ABSTRACT

A theory of competition is presented in the form of evidence for five axioms:

Plants modify their environment as they grow and reduce the resources available for growth by other plants. This defines the existence of competition.

The primary mechanism of competition is spatial interaction.

Plant death due to competition is a delayed reaction to the mechanism of reduced growth following resource depletion.

Plants respond in plastic ways to environmental change, and this affects not only the result of competition, but its future outcome.

There are species differences in the competition process.

An almost universal approach to modeling competition between plants in single species communities has been to consider competition for space. Four categories of plant competition models of this type are reviewed; lattice models based on experiments, neighborhood models aimed at simulating processes in vegetation, forestry models designed to predict the distribution of yield between individuals, and models of the self-thinning relationship. The use these models make of the five axioms, and their contribution to them, is discussed.

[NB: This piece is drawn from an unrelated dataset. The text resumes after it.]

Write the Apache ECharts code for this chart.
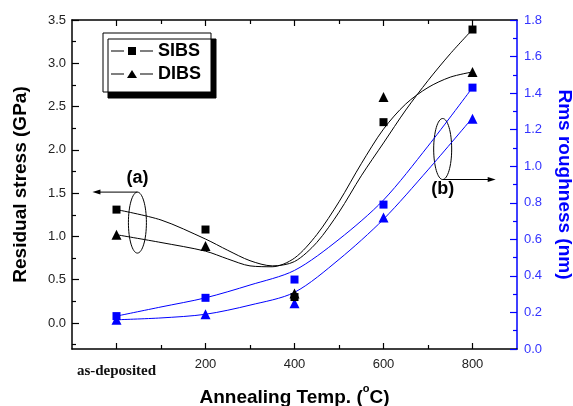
<!DOCTYPE html>
<html>
<head>
<meta charset="utf-8">
<script src="https://cdn.jsdelivr.net/npm/echarts@6/dist/echarts.min.js"></script>
<style>
html, body { margin: 0; background: #fff; }
#box { width: 573px; height: 406px; }
</style>
</head>
<body>
<div id="box"></div>
<script>
// measured points
var temps = [0, 200, 400, 600, 800]
var stressSIBS = [1.31, 1.08, 0.30, 2.32, 3.39]
var stressDIBS = [1.02, 0.89, 0.34, 2.61, 2.90]
var rmsSIBS = [0.18, 0.28, 0.38, 0.79, 1.43]
var rmsDIBS = [0.16, 0.19, 0.25, 0.72, 1.26]

// fitted curves
var fitTemps = [0, 100, 200, 250, 300, 350, 400, 450, 500, 550, 600, 650, 700, 750, 800]
var fitStressSIBS = [1.31, 1.19, 0.97, 0.84, 0.72, 0.66, 0.71, 0.93, 1.28, 1.70, 2.08, 2.46, 2.80, 3.11, 3.39]
var fitStressDIBS = [1.02, 0.93, 0.83, 0.74, 0.66, 0.65, 0.75, 1.02, 1.40, 1.84, 2.24, 2.53, 2.72, 2.84, 2.90]
var fitRmsTemps = [0, 100, 200, 300, 400, 500, 600, 700, 800]
var fitRmsSIBS = [0.18, 0.23, 0.28, 0.35, 0.43, 0.60, 0.815, 1.11, 1.43]
var fitRmsDIBS = [0.16, 0.17, 0.19, 0.24, 0.31, 0.49, 0.71, 0.98, 1.265]

// tick labels
var xTicks = [0, 200, 400, 600, 800]
var xMinor = [100, 300, 500, 700]
var stressTicks = [0, 0.5, 1.0, 1.5, 2.0, 2.5, 3.0, 3.5]
var stressMinor = [-0.25, 0.25, 0.75, 1.25, 1.75, 2.25, 2.75, 3.25]

var BLUE = '#0000ff'
var FONT = 'Arial, "Liberation Sans", sans-serif'

function pairs(xs, ys) {
    return xs.map(function (x, i) { return [x, ys[i]] })
}

var Chart = echarts.init(document.getElementById('box'))

var tickBase = {
    type: 'value', min: -100, max: 900,
    splitLine: { show: false }
}

var option = {
    animation: false,
    grid: { left: 72, right: 56, top: 20, bottom: 57, outerBoundsMode: 'none' },
    legend: {
        orient: 'vertical',
        left: 103, top: 33,
        padding: [9, 10, 9, 8],
        itemWidth: 42, itemHeight: 8, itemGap: 5,
        borderColor: '#000', borderWidth: 1,
        backgroundColor: '#fff',
        shadowColor: '#000', shadowBlur: 0, shadowOffsetX: 5, shadowOffsetY: 6,
        textStyle: { fontFamily: FONT, fontWeight: 'bold', fontSize: 18, color: '#000' },
        data: [
            { name: 'SIBS', icon: 'path://M0,3.5H13V4.5H0Z M17,0H25V8H17Z M29,3.5H42V4.5H29Z' },
            { name: 'DIBS', icon: 'path://M0,3.5H13V4.5H0Z M16,8L21,0L26,8Z M29,3.5H42V4.5H29Z' }
        ]
    },
    xAxis: [
        Object.assign({}, tickBase, {
            position: 'bottom',
            axisLine: { onZero: false, lineStyle: { color: '#000', width: 1.5 } },
            axisTick: { inside: true, length: 6, customValues: xTicks, lineStyle: { color: '#000', width: 1.2 } },
            axisLabel: {
                customValues: xTicks, margin: 9,
                fontFamily: FONT, fontSize: 13, color: '#222',
                formatter: function (v) { return v === 0 ? '{dep|as-deposited}' : String(v) },
                rich: { dep: { fontFamily: '"Liberation Serif", "Times New Roman", serif', fontWeight: 'bold', fontSize: 15, color: '#111', padding: [6, 0, 0, 0] } }
            },
            name: 'Annealing Temp. ({s|o}C)',
            nameLocation: 'middle', nameGap: 31,
            nameTextStyle: {
                fontFamily: FONT, fontWeight: 'bold', fontSize: 19, color: '#000',
                rich: { s: { fontFamily: FONT, fontWeight: 'bold', fontSize: 11, color: '#000', padding: [0, 0, 16, 0] } }
            }
        }),
        Object.assign({}, tickBase, {
            position: 'bottom',
            axisLine: { show: false, onZero: false },
            axisTick: { inside: true, length: 4, customValues: xMinor, lineStyle: { color: '#000', width: 1.2 } },
            axisLabel: { show: false }
        }),
        Object.assign({}, tickBase, {
            position: 'top',
            axisLine: { onZero: false, lineStyle: { color: '#000', width: 1.5 } },
            axisTick: { inside: true, length: 6, customValues: xTicks, lineStyle: { color: '#000', width: 1.2 } },
            axisLabel: { show: false }
        }),
        Object.assign({}, tickBase, {
            position: 'top',
            axisLine: { show: false, onZero: false },
            axisTick: { inside: true, length: 4, customValues: xMinor, lineStyle: { color: '#000', width: 1.2 } },
            axisLabel: { show: false }
        })
    ],
    yAxis: [
        {
            type: 'value', min: -0.3, max: 3.5, position: 'left',
            splitLine: { show: false },
            axisLine: { show: true, onZero: false, lineStyle: { color: '#000', width: 1.5 } },
            axisTick: { inside: true, length: 7, customValues: stressTicks, lineStyle: { color: '#000', width: 1.2 } },
            axisLabel: {
                customValues: stressTicks, margin: 6,
                fontFamily: FONT, fontSize: 13, color: '#222',
                formatter: function (v) { return v.toFixed(1) }
            },
            name: 'Residual stress (GPa)',
            nameLocation: 'middle', nameGap: 42,
            nameTextStyle: { fontFamily: FONT, fontWeight: 'bold', fontSize: 19, color: '#000' }
        },
        {
            type: 'value', min: -0.3, max: 3.5, position: 'left',
            splitLine: { show: false },
            axisLine: { show: false, onZero: false },
            axisTick: { inside: true, length: 4, customValues: stressMinor, lineStyle: { color: '#000', width: 1.2 } },
            axisLabel: { show: false }
        },
        {
            type: 'value', min: 0, max: 1.8, interval: 0.2, position: 'right',
            splitLine: { show: false },
            axisLine: { show: true, onZero: false, lineStyle: { color: BLUE, width: 1.5 } },
            axisTick: { inside: true, length: 7, lineStyle: { color: BLUE, width: 1.2 } },
            minorTick: { show: true, splitNumber: 2, length: 4, lineStyle: { color: BLUE, width: 1.2 } },
            axisLabel: {
                margin: 7, fontFamily: FONT, fontSize: 13, color: '#3333ff',
                formatter: function (v) { return v.toFixed(1) }
            },
            name: 'Rms roughness (nm)',
            nameLocation: 'middle', nameGap: 38, nameRotate: -90,
            nameTextStyle: { fontFamily: FONT, fontWeight: 'bold', fontSize: 19, color: BLUE }
        }
    ],
    series: [
        {
            name: 'SIBS', type: 'scatter', yAxisIndex: 0,
            symbol: 'rect', symbolSize: 8,
            itemStyle: { color: '#000', opacity: 1 },
            data: pairs(temps, stressSIBS), z: 5
        },
        {
            name: 'DIBS', type: 'scatter', yAxisIndex: 0,
            symbol: 'triangle', symbolSize: 10,
            itemStyle: { color: '#000', opacity: 1 },
            data: pairs(temps, stressDIBS), z: 5
        },
        {
            name: 'SIBS fit', type: 'line', yAxisIndex: 0, smooth: 0.3,
            showSymbol: false, lineStyle: { color: '#000', width: 1 },
            data: pairs(fitTemps, fitStressSIBS)
        },
        {
            name: 'DIBS fit', type: 'line', yAxisIndex: 0, smooth: 0.3,
            showSymbol: false, lineStyle: { color: '#000', width: 1 },
            data: pairs(fitTemps, fitStressDIBS)
        },
        {
            name: 'SIBS rms', type: 'scatter', yAxisIndex: 2,
            symbol: 'rect', symbolSize: 8,
            itemStyle: { color: BLUE, opacity: 1 },
            data: pairs(temps, rmsSIBS), z: 5
        },
        {
            name: 'DIBS rms', type: 'scatter', yAxisIndex: 2,
            symbol: 'triangle', symbolSize: 10,
            itemStyle: { color: BLUE, opacity: 1 },
            data: pairs(temps, rmsDIBS), z: 4
        },
        {
            name: 'SIBS rms fit', type: 'line', yAxisIndex: 2, smooth: 0.3,
            showSymbol: false, lineStyle: { color: BLUE, width: 1 },
            data: pairs(fitRmsTemps, fitRmsSIBS)
        },
        {
            name: 'DIBS rms fit', type: 'line', yAxisIndex: 2, smooth: 0.3,
            showSymbol: false, lineStyle: { color: BLUE, width: 1 },
            data: pairs(fitRmsTemps, fitRmsDIBS)
        }
    ]
}
Chart.setOption(option)

// annotation ellipses with arrows pointing to the axis they belong to
function note(center, label, dir, arrowLen) {
    var p = Chart.convertToPixel({ xAxisIndex: 0, yAxisIndex: 0 }, center)
    var rx = 9, ry = 30.5
    var ay = dir < 0 ? p[1] - ry : p[1] + ry
    var tip = p[0] + dir * arrowLen
    return [
        { type: 'ellipse', shape: { cx: p[0], cy: p[1], rx: rx, ry: ry }, style: { fill: 'none', stroke: '#000', lineWidth: 1 } },
        { type: 'line', shape: { x1: p[0], y1: ay, x2: tip - dir * 6, y2: ay }, style: { stroke: '#000', lineWidth: 1 } },
        { type: 'polygon', shape: { points: [[tip, ay], [tip - dir * 8, ay - 2.5], [tip - dir * 8, ay + 2.5]] }, style: { fill: '#000' } },
        {
            type: 'text', x: p[0], y: dir < 0 ? ay - 14 : ay + 10,
            style: { text: label, align: 'center', verticalAlign: 'middle', font: 'bold 18px ' + FONT, fill: '#000' }
        }
    ]
}
Chart.setOption({
    graphic: note([47, 1.16], '(a)', -1, 45).concat(note([733, 2.01], '(b)', 1, 53))
})
window.onresize = () => {
    Chart.resize()
}
</script>
</body>
</html>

In conclusion, models are discussed that simulate competition directly as a two-part process of (a) direct resource acquisition by plants, and where spatial patterns of resource depletion in the environment are calculated, and (b) individual plant growth, and where spatial pattern of the growth made then determines new patterns of resource acquisition. The requirement that (b) should include plasticity is discussed, and the suggestion is made that for models to contribute further to the advance of competition theory, they must describe differences between species and the environments in which they grow.